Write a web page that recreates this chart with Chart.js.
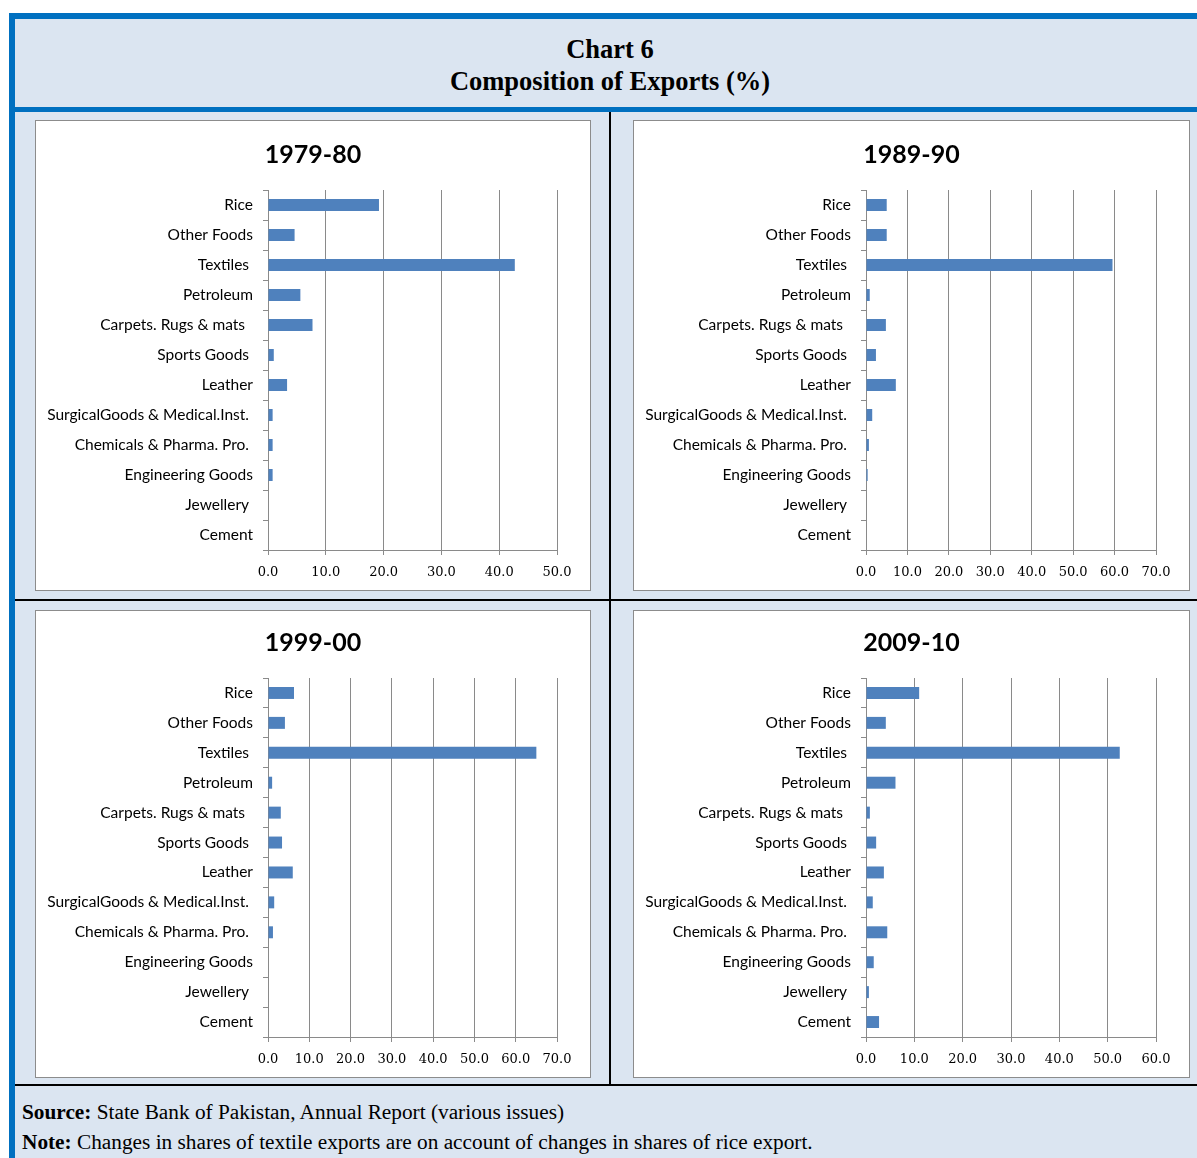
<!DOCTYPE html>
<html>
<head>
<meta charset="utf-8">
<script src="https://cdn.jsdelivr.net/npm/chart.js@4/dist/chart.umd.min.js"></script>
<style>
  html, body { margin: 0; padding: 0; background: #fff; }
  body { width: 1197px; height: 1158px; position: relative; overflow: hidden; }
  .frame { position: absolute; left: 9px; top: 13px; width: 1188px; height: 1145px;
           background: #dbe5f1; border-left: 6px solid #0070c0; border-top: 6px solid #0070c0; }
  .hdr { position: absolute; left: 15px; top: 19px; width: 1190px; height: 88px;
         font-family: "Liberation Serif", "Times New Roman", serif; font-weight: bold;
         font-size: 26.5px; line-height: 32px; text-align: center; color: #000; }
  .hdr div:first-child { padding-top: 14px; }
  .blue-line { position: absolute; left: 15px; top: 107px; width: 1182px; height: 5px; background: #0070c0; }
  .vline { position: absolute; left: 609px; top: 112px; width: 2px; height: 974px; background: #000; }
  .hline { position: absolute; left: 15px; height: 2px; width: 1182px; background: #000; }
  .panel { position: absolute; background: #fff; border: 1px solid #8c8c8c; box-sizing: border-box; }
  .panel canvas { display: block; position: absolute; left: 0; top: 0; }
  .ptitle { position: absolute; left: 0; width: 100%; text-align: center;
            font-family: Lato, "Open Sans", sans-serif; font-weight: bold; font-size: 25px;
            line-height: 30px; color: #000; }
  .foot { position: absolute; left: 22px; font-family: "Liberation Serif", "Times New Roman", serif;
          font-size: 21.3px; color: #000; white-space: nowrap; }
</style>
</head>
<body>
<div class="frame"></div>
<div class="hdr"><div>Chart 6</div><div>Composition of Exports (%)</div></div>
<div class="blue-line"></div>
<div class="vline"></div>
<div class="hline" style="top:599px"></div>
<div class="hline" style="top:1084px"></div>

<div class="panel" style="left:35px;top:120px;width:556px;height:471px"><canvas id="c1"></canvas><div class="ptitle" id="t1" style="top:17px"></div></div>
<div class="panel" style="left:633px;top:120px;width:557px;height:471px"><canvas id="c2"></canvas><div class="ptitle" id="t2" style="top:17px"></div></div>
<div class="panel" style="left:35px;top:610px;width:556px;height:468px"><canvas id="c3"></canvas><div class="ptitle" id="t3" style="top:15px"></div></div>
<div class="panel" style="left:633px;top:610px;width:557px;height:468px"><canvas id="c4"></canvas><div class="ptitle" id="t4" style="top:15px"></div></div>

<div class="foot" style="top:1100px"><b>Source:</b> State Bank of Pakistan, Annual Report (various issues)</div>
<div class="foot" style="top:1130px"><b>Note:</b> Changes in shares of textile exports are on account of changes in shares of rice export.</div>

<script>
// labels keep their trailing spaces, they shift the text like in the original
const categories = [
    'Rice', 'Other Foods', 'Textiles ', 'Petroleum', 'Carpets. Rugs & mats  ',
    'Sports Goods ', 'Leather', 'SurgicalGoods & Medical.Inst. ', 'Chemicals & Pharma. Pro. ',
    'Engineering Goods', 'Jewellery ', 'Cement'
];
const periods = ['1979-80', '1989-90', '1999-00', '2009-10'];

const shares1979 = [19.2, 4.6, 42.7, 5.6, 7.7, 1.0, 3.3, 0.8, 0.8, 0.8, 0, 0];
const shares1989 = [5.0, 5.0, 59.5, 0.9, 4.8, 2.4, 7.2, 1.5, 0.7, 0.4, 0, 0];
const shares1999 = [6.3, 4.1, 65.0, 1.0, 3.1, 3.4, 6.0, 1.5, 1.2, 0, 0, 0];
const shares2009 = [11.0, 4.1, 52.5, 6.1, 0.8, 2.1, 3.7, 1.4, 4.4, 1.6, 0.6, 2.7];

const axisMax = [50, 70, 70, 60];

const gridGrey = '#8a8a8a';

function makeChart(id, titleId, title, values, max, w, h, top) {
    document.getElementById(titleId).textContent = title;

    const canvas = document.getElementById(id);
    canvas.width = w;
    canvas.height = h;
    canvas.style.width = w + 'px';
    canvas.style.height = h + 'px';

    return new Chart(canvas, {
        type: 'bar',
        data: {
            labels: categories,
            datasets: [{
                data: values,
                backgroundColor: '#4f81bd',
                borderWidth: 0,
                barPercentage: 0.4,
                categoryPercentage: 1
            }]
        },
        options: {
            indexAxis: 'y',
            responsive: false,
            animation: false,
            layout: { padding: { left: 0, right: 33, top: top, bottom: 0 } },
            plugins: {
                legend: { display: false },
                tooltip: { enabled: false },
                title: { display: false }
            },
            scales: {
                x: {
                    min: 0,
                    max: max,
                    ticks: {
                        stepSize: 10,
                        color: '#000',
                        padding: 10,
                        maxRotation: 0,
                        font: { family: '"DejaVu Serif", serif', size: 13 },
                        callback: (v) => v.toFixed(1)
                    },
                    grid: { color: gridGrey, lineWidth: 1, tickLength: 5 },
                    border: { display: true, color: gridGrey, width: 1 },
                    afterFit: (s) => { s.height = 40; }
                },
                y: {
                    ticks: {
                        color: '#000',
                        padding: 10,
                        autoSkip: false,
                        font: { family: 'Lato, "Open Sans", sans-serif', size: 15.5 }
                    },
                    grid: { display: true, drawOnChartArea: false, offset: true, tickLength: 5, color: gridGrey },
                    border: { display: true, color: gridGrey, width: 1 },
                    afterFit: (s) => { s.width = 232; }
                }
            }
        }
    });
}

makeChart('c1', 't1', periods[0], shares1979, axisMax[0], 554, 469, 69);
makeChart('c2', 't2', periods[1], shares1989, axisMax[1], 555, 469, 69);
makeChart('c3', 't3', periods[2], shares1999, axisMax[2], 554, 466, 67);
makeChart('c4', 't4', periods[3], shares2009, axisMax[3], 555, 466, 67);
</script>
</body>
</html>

***

=== WRITTEN EXERCISE ===
Leaving out the pictures, repeat the data above exactly.

=== SOLUTION TO THE EXERCISE ===
Write a web page that recreates this chart with Chart.js.
<!DOCTYPE html>
<html>
<head>
<meta charset="utf-8">
<script src="https://cdn.jsdelivr.net/npm/chart.js@4/dist/chart.umd.min.js"></script>
<style>
  html, body { margin: 0; padding: 0; background: #fff; }
  body { width: 1197px; height: 1158px; position: relative; overflow: hidden; }
  .frame { position: absolute; left: 9px; top: 13px; width: 1188px; height: 1145px;
           background: #dbe5f1; border-left: 6px solid #0070c0; border-top: 6px solid #0070c0; }
  .hdr { position: absolute; left: 15px; top: 19px; width: 1190px; height: 88px;
         font-family: "Liberation Serif", "Times New Roman", serif; font-weight: bold;
         font-size: 26.5px; line-height: 32px; text-align: center; color: #000; }
  .hdr div:first-child { padding-top: 14px; }
  .blue-line { position: absolute; left: 15px; top: 107px; width: 1182px; height: 5px; background: #0070c0; }
  .vline { position: absolute; left: 609px; top: 112px; width: 2px; height: 974px; background: #000; }
  .hline { position: absolute; left: 15px; height: 2px; width: 1182px; background: #000; }
  .panel { position: absolute; background: #fff; border: 1px solid #8c8c8c; box-sizing: border-box; }
  .panel canvas { display: block; position: absolute; left: 0; top: 0; }
  .ptitle { position: absolute; left: 0; width: 100%; text-align: center;
            font-family: Lato, "Open Sans", sans-serif; font-weight: bold; font-size: 25px;
            line-height: 30px; color: #000; }
  .foot { position: absolute; left: 22px; font-family: "Liberation Serif", "Times New Roman", serif;
          font-size: 21.3px; color: #000; white-space: nowrap; }
</style>
</head>
<body>
<div class="frame"></div>
<div class="hdr"><div>Chart 6</div><div>Composition of Exports (%)</div></div>
<div class="blue-line"></div>
<div class="vline"></div>
<div class="hline" style="top:599px"></div>
<div class="hline" style="top:1084px"></div>

<div class="panel" style="left:35px;top:120px;width:556px;height:471px"><canvas id="c1"></canvas><div class="ptitle" id="t1" style="top:17px"></div></div>
<div class="panel" style="left:633px;top:120px;width:557px;height:471px"><canvas id="c2"></canvas><div class="ptitle" id="t2" style="top:17px"></div></div>
<div class="panel" style="left:35px;top:610px;width:556px;height:468px"><canvas id="c3"></canvas><div class="ptitle" id="t3" style="top:15px"></div></div>
<div class="panel" style="left:633px;top:610px;width:557px;height:468px"><canvas id="c4"></canvas><div class="ptitle" id="t4" style="top:15px"></div></div>

<div class="foot" style="top:1100px"><b>Source:</b> State Bank of Pakistan, Annual Report (various issues)</div>
<div class="foot" style="top:1130px"><b>Note:</b> Changes in shares of textile exports are on account of changes in shares of rice export.</div>

<script>
// labels keep their trailing spaces, they shift the text like in the original
const categories = [
    'Rice', 'Other Foods', 'Textiles ', 'Petroleum', 'Carpets. Rugs & mats  ',
    'Sports Goods ', 'Leather', 'SurgicalGoods & Medical.Inst. ', 'Chemicals & Pharma. Pro. ',
    'Engineering Goods', 'Jewellery ', 'Cement'
];
const periods = ['1979-80', '1989-90', '1999-00', '2009-10'];

const shares1979 = [19.2, 4.6, 42.7, 5.6, 7.7, 1.0, 3.3, 0.8, 0.8, 0.8, 0, 0];
const shares1989 = [5.0, 5.0, 59.5, 0.9, 4.8, 2.4, 7.2, 1.5, 0.7, 0.4, 0, 0];
const shares1999 = [6.3, 4.1, 65.0, 1.0, 3.1, 3.4, 6.0, 1.5, 1.2, 0, 0, 0];
const shares2009 = [11.0, 4.1, 52.5, 6.1, 0.8, 2.1, 3.7, 1.4, 4.4, 1.6, 0.6, 2.7];

const axisMax = [50, 70, 70, 60];

const gridGrey = '#8a8a8a';

function makeChart(id, titleId, title, values, max, w, h, top) {
    document.getElementById(titleId).textContent = title;

    const canvas = document.getElementById(id);
    canvas.width = w;
    canvas.height = h;
    canvas.style.width = w + 'px';
    canvas.style.height = h + 'px';

    return new Chart(canvas, {
        type: 'bar',
        data: {
            labels: categories,
            datasets: [{
                data: values,
                backgroundColor: '#4f81bd',
                borderWidth: 0,
                barPercentage: 0.4,
                categoryPercentage: 1
            }]
        },
        options: {
            indexAxis: 'y',
            responsive: false,
            animation: false,
            layout: { padding: { left: 0, right: 33, top: top, bottom: 0 } },
            plugins: {
                legend: { display: false },
                tooltip: { enabled: false },
                title: { display: false }
            },
            scales: {
                x: {
                    min: 0,
                    max: max,
                    ticks: {
                        stepSize: 10,
                        color: '#000',
                        padding: 10,
                        maxRotation: 0,
                        font: { family: '"DejaVu Serif", serif', size: 13 },
                        callback: (v) => v.toFixed(1)
                    },
                    grid: { color: gridGrey, lineWidth: 1, tickLength: 5 },
                    border: { display: true, color: gridGrey, width: 1 },
                    afterFit: (s) => { s.height = 40; }
                },
                y: {
                    ticks: {
                        color: '#000',
                        padding: 10,
                        autoSkip: false,
                        font: { family: 'Lato, "Open Sans", sans-serif', size: 15.5 }
                    },
                    grid: { display: true, drawOnChartArea: false, offset: true, tickLength: 5, color: gridGrey },
                    border: { display: true, color: gridGrey, width: 1 },
                    afterFit: (s) => { s.width = 232; }
                }
            }
        }
    });
}

makeChart('c1', 't1', periods[0], shares1979, axisMax[0], 554, 469, 69);
makeChart('c2', 't2', periods[1], shares1989, axisMax[1], 555, 469, 69);
makeChart('c3', 't3', periods[2], shares1999, axisMax[2], 554, 466, 67);
makeChart('c4', 't4', periods[3], shares2009, axisMax[3], 555, 466, 67);
</script>
</body>
</html>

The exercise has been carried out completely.